------ Supplied material

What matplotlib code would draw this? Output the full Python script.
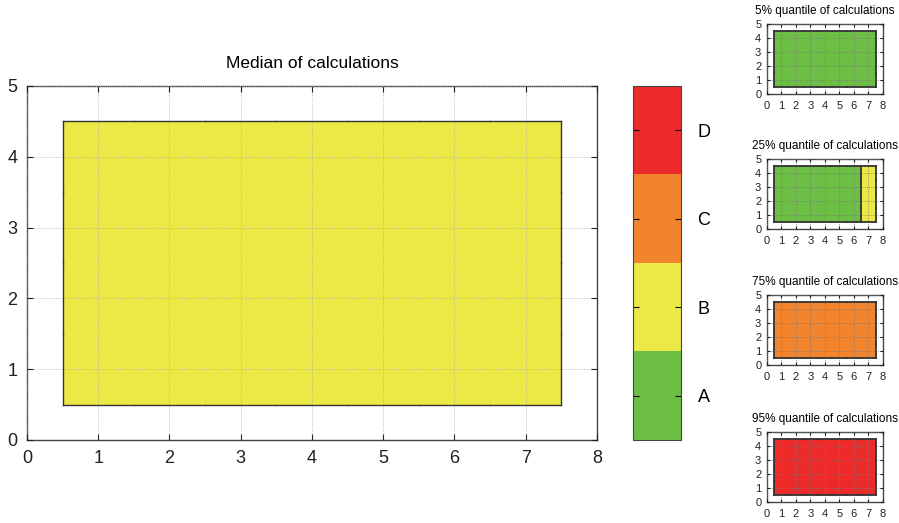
import numpy as np
import matplotlib.pyplot as plt
from matplotlib.colors import ListedColormap, BoundaryNorm

plt.rcParams['font.family'] = ['Liberation Sans', 'DejaVu Sans']

# data: categories on a 7 x 4 grid (rows = y 1..4, cols = x 1..7), 1=A .. 4=D
x = [1, 2, 3, 4, 5, 6, 7]
y = [1, 2, 3, 4]
classes = ['A', 'B', 'C', 'D']
class_colors = ['#6dbe45', '#ece947', '#f2842e', '#ec2a2a']

median = [[2, 2, 2, 2, 2, 2, 2]] * 4
q05 = [[1, 1, 1, 1, 1, 1, 1]] * 4
q25 = [[1, 1, 1, 1, 1, 1, 2]] * 4
q75 = [[3, 3, 3, 3, 3, 3, 3]] * 4
q95 = [[4, 4, 4, 4, 4, 4, 4]] * 4

small_titles = ['5% quantile of calculations', '25% quantile of calculations',
                '75% quantile of calculations', '95% quantile of calculations']
small_data = [q05, q25, q75, q95]

cmap = ListedColormap(class_colors)
norm = BoundaryNorm([0.5, 1.5, 2.5, 3.5, 4.5], cmap.N)
edge = '#333333'


def region_outline(ax, z, lw):
    z = np.asarray(z)
    ny, nx = z.shape
    xs = np.asarray(x, float)
    ys = np.asarray(y, float)
    segs = []
    for j in range(ny):
        for i in range(nx):
            x0, x1 = xs[i] - 0.5, xs[i] + 0.5
            y0, y1 = ys[j] - 0.5, ys[j] + 0.5
            if i == 0:
                segs.append(([x0, x0], [y0, y1]))
            if i == nx - 1 or z[j, i + 1] != z[j, i]:
                segs.append(([x1, x1], [y0, y1]))
            if j == 0:
                segs.append(([x0, x1], [y0, y0]))
            if j == ny - 1 or z[j + 1, i] != z[j, i]:
                segs.append(([x0, x1], [y1, y1]))
    for sx, sy in segs:
        ax.plot(sx, sy, color=edge, lw=lw, solid_capstyle='projecting', zorder=3)


def draw(ax, z, fs, lw, glw, gcol, pad):
    ax.pcolormesh(x, y, np.asarray(z), cmap=cmap, norm=norm, shading='nearest', zorder=1)
    region_outline(ax, z, lw)
    ax.set_xlim(0, 8)
    ax.set_ylim(0, 5)
    ax.set_xticks(range(9))
    ax.set_yticks(range(6))
    ax.grid(True, linestyle=':', color=gcol, linewidth=glw, zorder=4)
    ax.set_axisbelow(False)
    ax.tick_params(direction='in', top=True, right=True, labelsize=fs, colors='#222222',
                   length=4 if fs > 10 else 2.5, width=0.8, pad=pad)
    for s in ax.spines.values():
        s.set_color('#444444')
        s.set_linewidth(1.0)


fig = plt.figure(figsize=(8.99, 5.23), dpi=100)

ax = fig.add_axes([0.030, 0.1587, 0.634, 0.677])
draw(ax, median, 13, 1.0, 0.6, '#aaaaaa', 7)
ax.set_title('Median of calculations', fontsize=12.5, pad=13)

cax = fig.add_axes([0.704, 0.1587, 0.0534, 0.677])
sm = plt.cm.ScalarMappable(cmap=cmap, norm=norm)
cb = fig.colorbar(sm, cax=cax, ticks=[1, 2, 3, 4])
cb.minorticks_off()
cb.set_ticklabels(classes)
cb.outline.set_edgecolor('#444444')
cax.tick_params(direction='in', left=True, right=True, labelsize=13, length=4, pad=12)

bottoms = [0.820, 0.562, 0.302, 0.040]
for b, z, t in zip(bottoms, small_data, small_titles):
    sax = fig.add_axes([0.853, b, 0.129, 0.134])
    draw(sax, z, 8, 1.3, 0.6, '#777777', 4)
    sax.tick_params(axis='x', pad=5)
    sax.set_title(t, fontsize=8.5, pad=7)

fig.savefig('out.png', dpi=100)
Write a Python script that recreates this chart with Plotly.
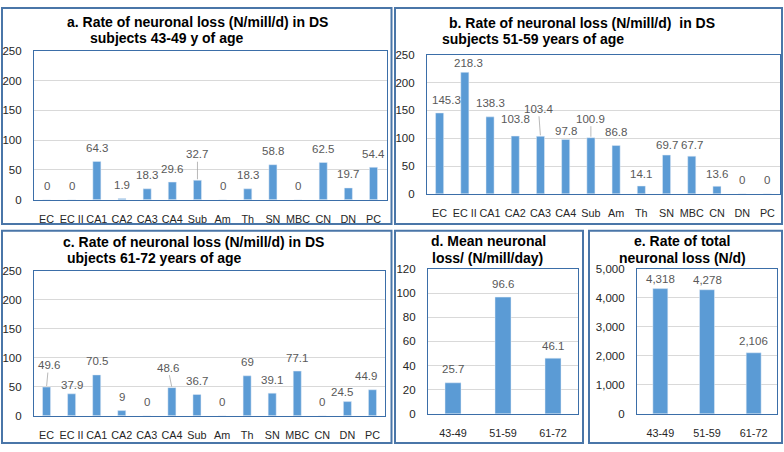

------------

Stated exercise:
Identify each line in the records above that contains the word "draw", and copy it out in full.

Final result:
What matplotlib code would draw this? Output the full Python script.
def draw(ax, z, fs, lw, glw, gcol, pad):
draw(ax, median, 13, 1.0, 0.6, '#aaaaaa', 7)
    draw(sax, z, 8, 1.3, 0.6, '#777777', 4)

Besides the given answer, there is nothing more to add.